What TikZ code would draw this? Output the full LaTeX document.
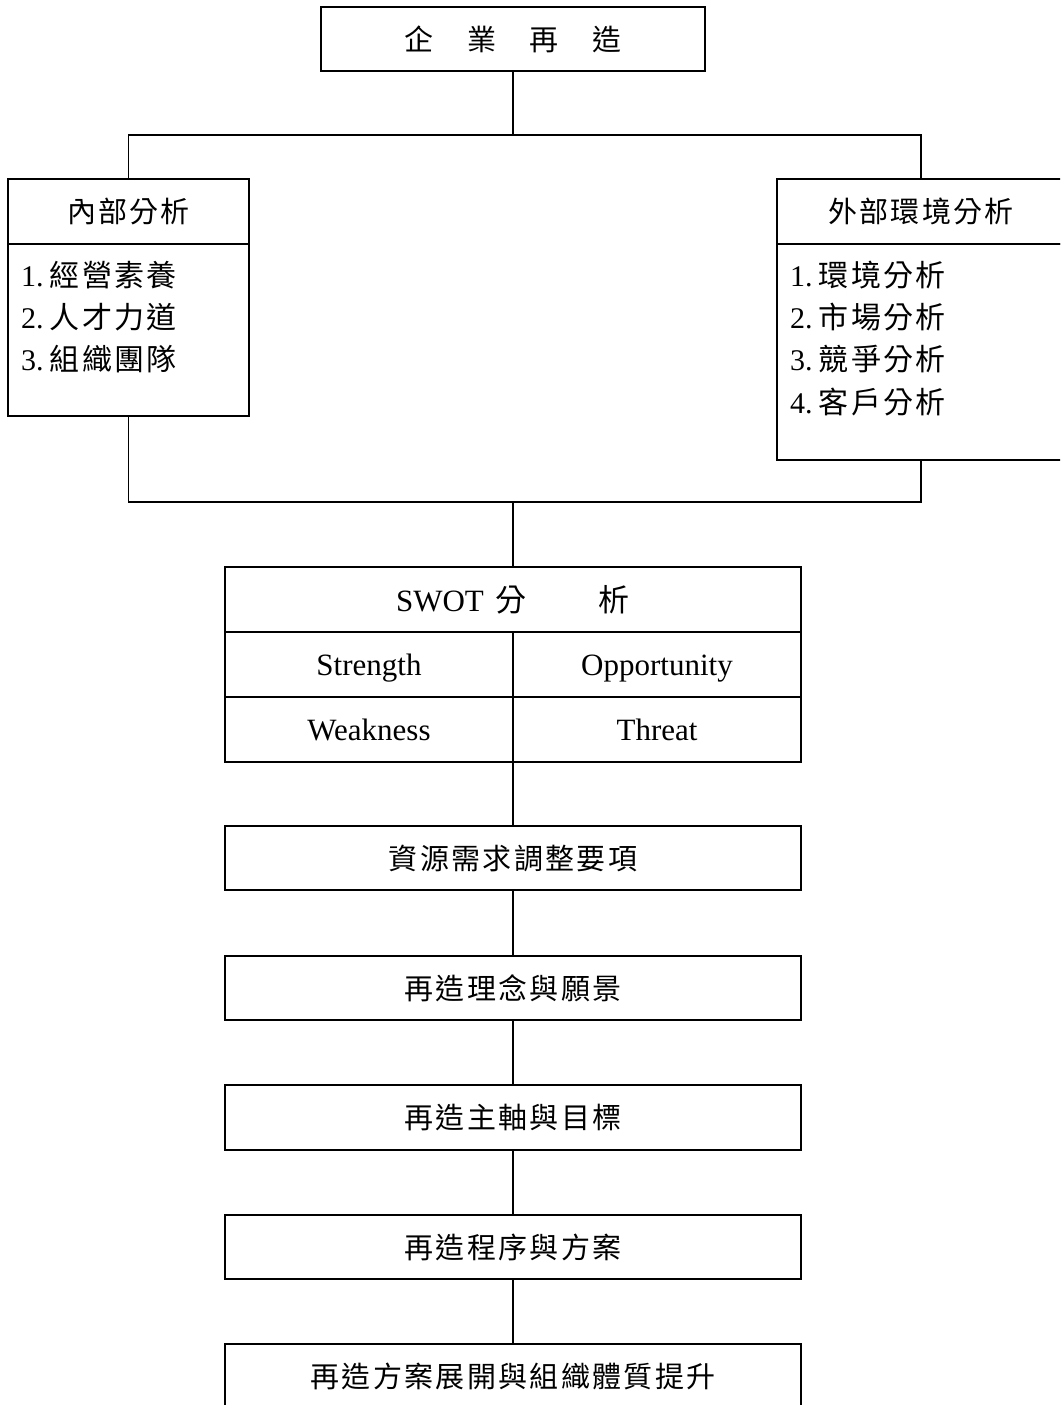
\documentclass[tikz,border=0pt]{standalone}
\usepackage{fontspec}
\setmainfont{Liberation Serif}
\newfontfamily\cjk[LetterSpace=8]{Noto Sans CJK TC}
\begin{document}
\begin{tikzpicture}[x=1pt,y=-1pt,
  ln/.style={line width=1.7pt},
  bx/.style 2 args={draw, line width=1.7pt, inner sep=0pt, minimum width=#1, minimum height=#2,
    font=\fontsize{29}{35}\selectfont\cjk},
  lat/.style={draw, line width=1.7pt, inner sep=0pt, minimum width=288pt, minimum height=65pt,
    font=\fontsize{31}{36}\selectfont, text height=21pt, text depth=0pt},
  item/.style={anchor=west, inner sep=0pt, font=\fontsize{30}{35}\selectfont}]
\useasboundingbox (0,0) rectangle (1060,1405);
\clip (0,0) rectangle (1060,1405);
\fill[white] (0,0) rectangle (1060,1405);

% top
\node[bx={384pt}{64pt}] (top) at (513,39) {企　業　再　造};

% left box
\node[bx={241pt}{65pt}] (lhead) at (128.5,211.5) {內部分析};
\node[bx={241pt}{172pt}] (lbody) at (128.5,330) {};
\node[item] (l1) at (21,275) {1.\hspace{6pt}{\cjk 經營素養}};
\node[item] (l2) at (21,317) {2.\hspace{6pt}{\cjk 人才力道}};
\node[item] (l3) at (21,359) {3.\hspace{6pt}{\cjk 組織團隊}};

% right box
\node[bx={288pt}{65pt}] (rhead) at (921,211.5) {外部環境分析};
\node[bx={288pt}{216pt}] (rbody) at (921,352) {};
\node[item] (r1) at (790,275) {1.\hspace{6pt}{\cjk 環境分析}};
\node[item] (r2) at (790,317) {2.\hspace{6pt}{\cjk 市場分析}};
\node[item] (r3) at (790,359) {3.\hspace{6pt}{\cjk 競爭分析}};
\node[item] (r4) at (790,402) {4.\hspace{6pt}{\cjk 客戶分析}};

% SWOT
\node[bx={576pt}{65pt}, font=\fontsize{31}{36}\selectfont] (swot) at (513,599.5)
  {SWOT\hspace{12pt}{\cjk 分}\hspace{72pt}{\cjk 析}};
\node[lat] (str) at (369,664.5) {Strength};
\node[lat] (opp) at (657,664.5) {Opportunity};
\node[lat] (wea) at (369,729.5) {Weakness};
\node[lat] (thr) at (657,729.5) {Threat};

% chain
\node[bx={576pt}{64pt}] (res) at (513,858) {資源需求調整要項};
\node[bx={576pt}{64pt}] (idea) at (513,988) {再造理念與願景};
\node[bx={576pt}{65pt}] (axis) at (513,1117.5) {再造主軸與目標};
\node[bx={576pt}{64pt}] (proc) at (513,1247) {再造程序與方案};
\node[bx={576pt}{65pt}] (fin) at (513,1376.5) {再造方案展開與組織體質提升};

% connectors
\coordinate (j1) at (513,135);
\coordinate (j2) at (513,502);
\draw[ln] (top.south) -- (j1);
\draw[ln] (lhead.north) |- (j1) -| (rhead.north);
\draw[ln] (lbody.south) |- (j2) -| (rbody.south);
\draw[ln] (j2) -- (swot.north);
\draw[ln] (swot.south) -- (res.north);
\draw[ln] (res.south) -- (idea.north);
\draw[ln] (idea.south) -- (axis.north);
\draw[ln] (axis.south) -- (proc.north);
\draw[ln] (proc.south) -- (fin.north);
\end{tikzpicture}
\end{document}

THE TASK – Repeat only the lines between the start of the data and the line with "(fin) at (513,1376.5)", including those two lines, and skip the pictures.

SOLUTION –
What TikZ code would draw this? Output the full LaTeX document.
\documentclass[tikz,border=0pt]{standalone}
\usepackage{fontspec}
\setmainfont{Liberation Serif}
\newfontfamily\cjk[LetterSpace=8]{Noto Sans CJK TC}
\begin{document}
\begin{tikzpicture}[x=1pt,y=-1pt,
  ln/.style={line width=1.7pt},
  bx/.style 2 args={draw, line width=1.7pt, inner sep=0pt, minimum width=#1, minimum height=#2,
    font=\fontsize{29}{35}\selectfont\cjk},
  lat/.style={draw, line width=1.7pt, inner sep=0pt, minimum width=288pt, minimum height=65pt,
    font=\fontsize{31}{36}\selectfont, text height=21pt, text depth=0pt},
  item/.style={anchor=west, inner sep=0pt, font=\fontsize{30}{35}\selectfont}]
\useasboundingbox (0,0) rectangle (1060,1405);
\clip (0,0) rectangle (1060,1405);
\fill[white] (0,0) rectangle (1060,1405);

% top
\node[bx={384pt}{64pt}] (top) at (513,39) {企　業　再　造};

% left box
\node[bx={241pt}{65pt}] (lhead) at (128.5,211.5) {內部分析};
\node[bx={241pt}{172pt}] (lbody) at (128.5,330) {};
\node[item] (l1) at (21,275) {1.\hspace{6pt}{\cjk 經營素養}};
\node[item] (l2) at (21,317) {2.\hspace{6pt}{\cjk 人才力道}};
\node[item] (l3) at (21,359) {3.\hspace{6pt}{\cjk 組織團隊}};

% right box
\node[bx={288pt}{65pt}] (rhead) at (921,211.5) {外部環境分析};
\node[bx={288pt}{216pt}] (rbody) at (921,352) {};
\node[item] (r1) at (790,275) {1.\hspace{6pt}{\cjk 環境分析}};
\node[item] (r2) at (790,317) {2.\hspace{6pt}{\cjk 市場分析}};
\node[item] (r3) at (790,359) {3.\hspace{6pt}{\cjk 競爭分析}};
\node[item] (r4) at (790,402) {4.\hspace{6pt}{\cjk 客戶分析}};

% SWOT
\node[bx={576pt}{65pt}, font=\fontsize{31}{36}\selectfont] (swot) at (513,599.5)
  {SWOT\hspace{12pt}{\cjk 分}\hspace{72pt}{\cjk 析}};
\node[lat] (str) at (369,664.5) {Strength};
\node[lat] (opp) at (657,664.5) {Opportunity};
\node[lat] (wea) at (369,729.5) {Weakness};
\node[lat] (thr) at (657,729.5) {Threat};

% chain
\node[bx={576pt}{64pt}] (res) at (513,858) {資源需求調整要項};
\node[bx={576pt}{64pt}] (idea) at (513,988) {再造理念與願景};
\node[bx={576pt}{65pt}] (axis) at (513,1117.5) {再造主軸與目標};
\node[bx={576pt}{64pt}] (proc) at (513,1247) {再造程序與方案};
\node[bx={576pt}{65pt}] (fin) at (513,1376.5) {再造方案展開與組織體質提升};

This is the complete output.